# WORK REQUIRED
Give the material once more, word for word, without any images.

# DATA EXCERPT
▽

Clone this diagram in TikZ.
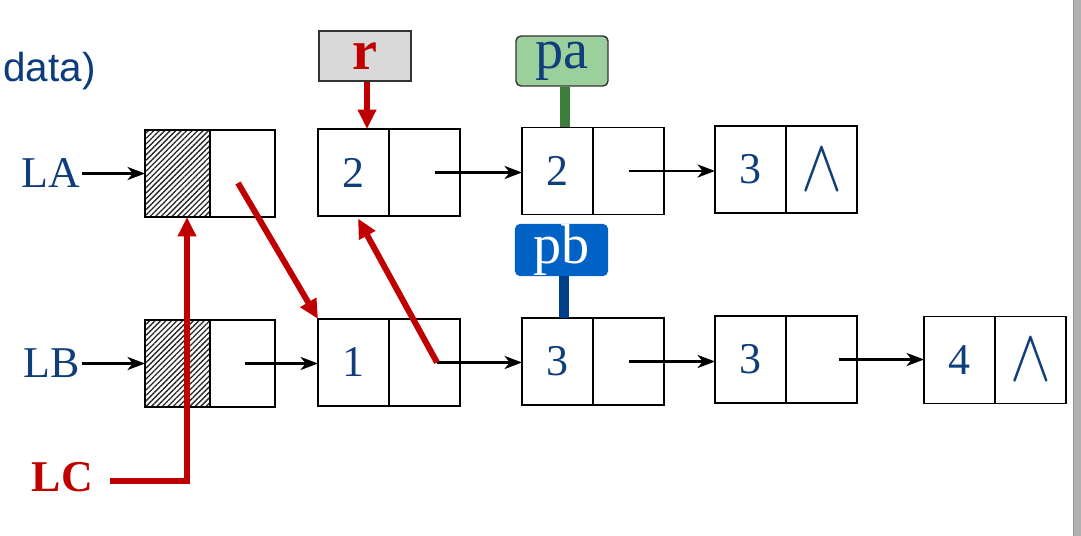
\documentclass[tikz,border=0pt]{standalone}
\usepackage{fontspec}
\setmainfont{Liberation Serif}
\newfontfamily\slidesans{Liberation Sans}
\usetikzlibrary{arrows.meta,chains,positioning,%
	patterns.meta}

\definecolor{txtblue}{RGB}{16,62,122}
\definecolor{ptrred}{RGB}{192,0,0}
\definecolor{pagreen}{RGB}{155,207,155}
\definecolor{pastem}{RGB}{60,125,60}
\definecolor{pbblue}{RGB}{0,98,196}
\definecolor{pbstem}{RGB}{0,64,138}

\begin{document}
\begin{tikzpicture}[
			start chain =1 going right,
			start chain =2 going right,
			node distance = 0pt,
			font=\fontsize{25}{28}\selectfont,
			Cell/.style={draw, line width=0.9pt, minimum width=1.42cm, minimum height=1.74cm, 
				outer sep=0pt, inner sep=0pt, text=txtblue},
			A/.style={Cell, on chain=1},
			B/.style={Cell, on chain=2},
			Head/.style={minimum width=1.3cm},
			Hatch/.style={Head, pattern={Lines[angle=45, distance=2.2pt, line width=0.75pt]}, 
				pattern color=black!85},
			Nil/.style={font=\fontsize{28}{30}\selectfont},
			Tag/.style={draw=black!80, line width=0.8pt, minimum width=1.84cm, minimum height=1cm, 
				inner sep=0pt, font=\fontsize{32}{34}\selectfont},
			Lbl/.style={inner sep=1pt, text=txtblue},
			ptr/.style={-{Stealth[length=10pt, width=7.5pt, inset=3pt]}, line width=1.2pt},
			redptr/.style={-{Triangle[length=11pt, width=10pt]}, line width=3.4pt, draw=ptrred},
			]
			\useasboundingbox (0,0) rectangle (21.62,-10.72);
			\fill[gray!62] (21.46,0) rectangle (21.62,-10.72);
			\draw[gray!80, line width=0.6pt] (21.47,0) -- (21.47,-10.72);
			
			\node [anchor=base west, inner sep=0pt, text={rgb,255:red,12;green,60;blue,125}, 
			font=\slidesans\fontsize{23}{26}\selectfont] (title) at (0.06,-1.64) {data)};
			
			% list LA
			\node [A, Hatch] (ah) at (3.55,-3.47) {};
			\node [A, Head] (ahp) {};
			\node [A] (a1) at (6.36,-3.45) {2};
			\node [A] (a1p) {};
			\node [A] (a2) at (10.44,-3.42) {2};
			\node [A] (a2p) {};
			\node [A] (a3) at (14.30,-3.39) {3};
			\node [A, Nil] (a3p) {\scalebox{1.4}[1.7]{$\wedge$}};
			
			% list LB
			\node [B, Hatch] (bh) at (3.55,-7.27) {};
			\node [B, Head] (bhp) {};
			\node [B] (b1) at (6.36,-7.25) {1};
			\node [B] (b1p) {};
			\node [B] (b2) at (10.44,-7.23) {3};
			\node [B] (b2p) {};
			\node [B] (b3) at (14.30,-7.19) {3};
			\node [B] (b3p) {};
			\node [B] (b4) at (18.48,-7.2) {4};
			\node [B, Nil] (b4p) {\scalebox{1.4}[1.7]{$\wedge$}};
			
			\node [Lbl, left=1.26cm of ah] (LA) {LA};
			\node [Lbl, left=1.26cm of bh] (LB) {LB};
			\node [inner sep=1pt, text=ptrred, font=\bfseries\fontsize{25}{28}\selectfont] (LC) at (1.25,-9.54) {LC};
			
			\draw[ptr] (LA) -- (ah);
			\draw[ptr] ([xshift=0.2cm]a1p.center) -- (a1p.center -| a2.west);
			\draw[ptr] (a2p.center) -- (a2p.center -| a3.west);
			\draw[ptr] (LB) -- (bh);
			\draw[ptr] ([xshift=0.05cm]bhp.center) -- (bhp.center -| b1.west);
			\draw[ptr] ([xshift=0.25cm]b1p.center) -- (b1p.center -| b2.west);
			\draw[ptr] (b2p.center) -- (b2p.center -| b3.west);
			\draw[ptr] ([xshift=0.34cm]b3p.center) -- (b3p.center -| b4.west);
			
			% pointer tags
			\node [Tag, fill=black!15, text=ptrred, font=\bfseries\fontsize{32}{34}\selectfont] (r) at (7.30,-1.12) {r};
			\node [Tag, fill=pagreen, text=txtblue, rounded corners=2.8pt] (pa) at (11.24,-1.22) {pa};
			\node [Tag, fill=pbblue, draw=pbblue, text=white, rounded corners=2.8pt] (pb) at (11.23,-5.0) {pb};
			
			\draw[redptr] ([xshift=0.04cm]r.south) -- ([xshift=0.04cm]r.south |- a1.north);
			\draw[pastem, line width=0.2cm] ([xshift=0.06cm]pa.south) -- ([xshift=0.06cm]pa.south |- a2.north);
			\draw[pbstem, line width=0.2cm] ([xshift=0.05cm]pb.south) -- ([xshift=0.05cm]pb.south |- b2.north);
			
			% merged links
			\coordinate (s1) at ([xshift=-0.09cm, yshift=-0.19cm]ahp.center);
			\coordinate (s2) at ([xshift=0.25cm]b1p.center);
			\draw[redptr] (s1) -- (b1.north west);
			\draw[redptr] (s2) -- ([xshift=0.09cm, yshift=-0.05cm]a1.south);
			\draw[redptr] ([xshift=0.3cm, yshift=-0.08cm]LC.east) -| ([xshift=0.19cm]ah.south);
		\end{tikzpicture}
\end{document}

△

# EXERCISE ANSWER
Clone this diagram in TikZ.
\documentclass[tikz,border=0pt]{standalone}
\usepackage{fontspec}
\setmainfont{Liberation Serif}
\newfontfamily\slidesans{Liberation Sans}
\usetikzlibrary{arrows.meta,chains,positioning,%
	patterns.meta}

\definecolor{txtblue}{RGB}{16,62,122}
\definecolor{ptrred}{RGB}{192,0,0}
\definecolor{pagreen}{RGB}{155,207,155}
\definecolor{pastem}{RGB}{60,125,60}
\definecolor{pbblue}{RGB}{0,98,196}
\definecolor{pbstem}{RGB}{0,64,138}

\begin{document}
\begin{tikzpicture}[
			start chain =1 going right,
			start chain =2 going right,
			node distance = 0pt,
			font=\fontsize{25}{28}\selectfont,
			Cell/.style={draw, line width=0.9pt, minimum width=1.42cm, minimum height=1.74cm, 
				outer sep=0pt, inner sep=0pt, text=txtblue},
			A/.style={Cell, on chain=1},
			B/.style={Cell, on chain=2},
			Head/.style={minimum width=1.3cm},
			Hatch/.style={Head, pattern={Lines[angle=45, distance=2.2pt, line width=0.75pt]}, 
				pattern color=black!85},
			Nil/.style={font=\fontsize{28}{30}\selectfont},
			Tag/.style={draw=black!80, line width=0.8pt, minimum width=1.84cm, minimum height=1cm, 
				inner sep=0pt, font=\fontsize{32}{34}\selectfont},
			Lbl/.style={inner sep=1pt, text=txtblue},
			ptr/.style={-{Stealth[length=10pt, width=7.5pt, inset=3pt]}, line width=1.2pt},
			redptr/.style={-{Triangle[length=11pt, width=10pt]}, line width=3.4pt, draw=ptrred},
			]
			\useasboundingbox (0,0) rectangle (21.62,-10.72);
			\fill[gray!62] (21.46,0) rectangle (21.62,-10.72);
			\draw[gray!80, line width=0.6pt] (21.47,0) -- (21.47,-10.72);
			
			\node [anchor=base west, inner sep=0pt, text={rgb,255:red,12;green,60;blue,125}, 
			font=\slidesans\fontsize{23}{26}\selectfont] (title) at (0.06,-1.64) {data)};
			
			% list LA
			\node [A, Hatch] (ah) at (3.55,-3.47) {};
			\node [A, Head] (ahp) {};
			\node [A] (a1) at (6.36,-3.45) {2};
			\node [A] (a1p) {};
			\node [A] (a2) at (10.44,-3.42) {2};
			\node [A] (a2p) {};
			\node [A] (a3) at (14.30,-3.39) {3};
			\node [A, Nil] (a3p) {\scalebox{1.4}[1.7]{$\wedge$}};
			
			% list LB
			\node [B, Hatch] (bh) at (3.55,-7.27) {};
			\node [B, Head] (bhp) {};
			\node [B] (b1) at (6.36,-7.25) {1};
			\node [B] (b1p) {};
			\node [B] (b2) at (10.44,-7.23) {3};
			\node [B] (b2p) {};
			\node [B] (b3) at (14.30,-7.19) {3};
			\node [B] (b3p) {};
			\node [B] (b4) at (18.48,-7.2) {4};
			\node [B, Nil] (b4p) {\scalebox{1.4}[1.7]{$\wedge$}};
			
			\node [Lbl, left=1.26cm of ah] (LA) {LA};
			\node [Lbl, left=1.26cm of bh] (LB) {LB};
			\node [inner sep=1pt, text=ptrred, font=\bfseries\fontsize{25}{28}\selectfont] (LC) at (1.25,-9.54) {LC};
			
			\draw[ptr] (LA) -- (ah);
			\draw[ptr] ([xshift=0.2cm]a1p.center) -- (a1p.center -| a2.west);
			\draw[ptr] (a2p.center) -- (a2p.center -| a3.west);
			\draw[ptr] (LB) -- (bh);
			\draw[ptr] ([xshift=0.05cm]bhp.center) -- (bhp.center -| b1.west);
			\draw[ptr] ([xshift=0.25cm]b1p.center) -- (b1p.center -| b2.west);
			\draw[ptr] (b2p.center) -- (b2p.center -| b3.west);
			\draw[ptr] ([xshift=0.34cm]b3p.center) -- (b3p.center -| b4.west);
			
			% pointer tags
			\node [Tag, fill=black!15, text=ptrred, font=\bfseries\fontsize{32}{34}\selectfont] (r) at (7.30,-1.12) {r};
			\node [Tag, fill=pagreen, text=txtblue, rounded corners=2.8pt] (pa) at (11.24,-1.22) {pa};
			\node [Tag, fill=pbblue, draw=pbblue, text=white, rounded corners=2.8pt] (pb) at (11.23,-5.0) {pb};
			
			\draw[redptr] ([xshift=0.04cm]r.south) -- ([xshift=0.04cm]r.south |- a1.north);
			\draw[pastem, line width=0.2cm] ([xshift=0.06cm]pa.south) -- ([xshift=0.06cm]pa.south |- a2.north);
			\draw[pbstem, line width=0.2cm] ([xshift=0.05cm]pb.south) -- ([xshift=0.05cm]pb.south |- b2.north);
			
			% merged links
			\coordinate (s1) at ([xshift=-0.09cm, yshift=-0.19cm]ahp.center);
			\coordinate (s2) at ([xshift=0.25cm]b1p.center);
			\draw[redptr] (s1) -- (b1.north west);
			\draw[redptr] (s2) -- ([xshift=0.09cm, yshift=-0.05cm]a1.south);
			\draw[redptr] ([xshift=0.3cm, yshift=-0.08cm]LC.east) -| ([xshift=0.19cm]ah.south);
		\end{tikzpicture}
\end{document}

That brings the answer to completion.